ENV 330: Sustainable Food Production in Italy: Local Traditions and Global Transformations

Course Description

There are more than seven billion humans on the planet. and it is estimated that by 2050 the world’s population will reach 9.1 billion (34 % higher than today), each of whom need to eat every day: ever-higher food production is contributing to faster use of non-renewable fossil fuels and environmental degradation. Food production will need to increase by 70% to feed the larger and most likely more urban population. 

What modes of food production and consumption may be viable, sustainable responses to this problem? What are some alternative models of food production? How are people responding to increasing inequalities relating to food availability? 

This course focuses on the radical increase in food production over the last decades and the ecological and social problems it has created, as well as on some possible solutions: the organic movement, Slow Food, and the shift towards local food.
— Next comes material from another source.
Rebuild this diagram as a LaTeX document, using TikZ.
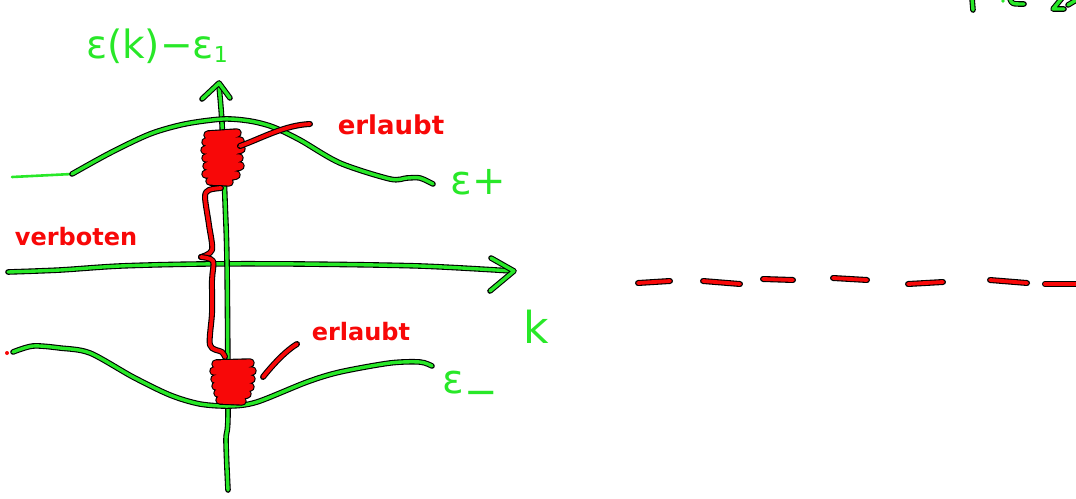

We will cast a critical eye on these movements and analyze their ability to change the trajectory of the global food production system, which is rapidly heading for collapse.

Course Objectives
By the end of the course, students will be able to:

  • define principles, frameworks, and indices (from various disciplines) for measuring progress toward a sustainable society;
  • recall the key characteristics of human and natural systems as they pertain to sustainability and analyze different models of transitions towards a sustainable food system;
  • evaluate existing research on sustainability from a variety of disciplines;
  • provide different political, environmental and social interventions for more sustainable food production in Italy and in the USA without negatively affecting environmental justice:
  • integrate experiential learning activities with classroom knowledge to practice systematic, public-facing, and ethical scholarship using twenty-first-century research and communication tools.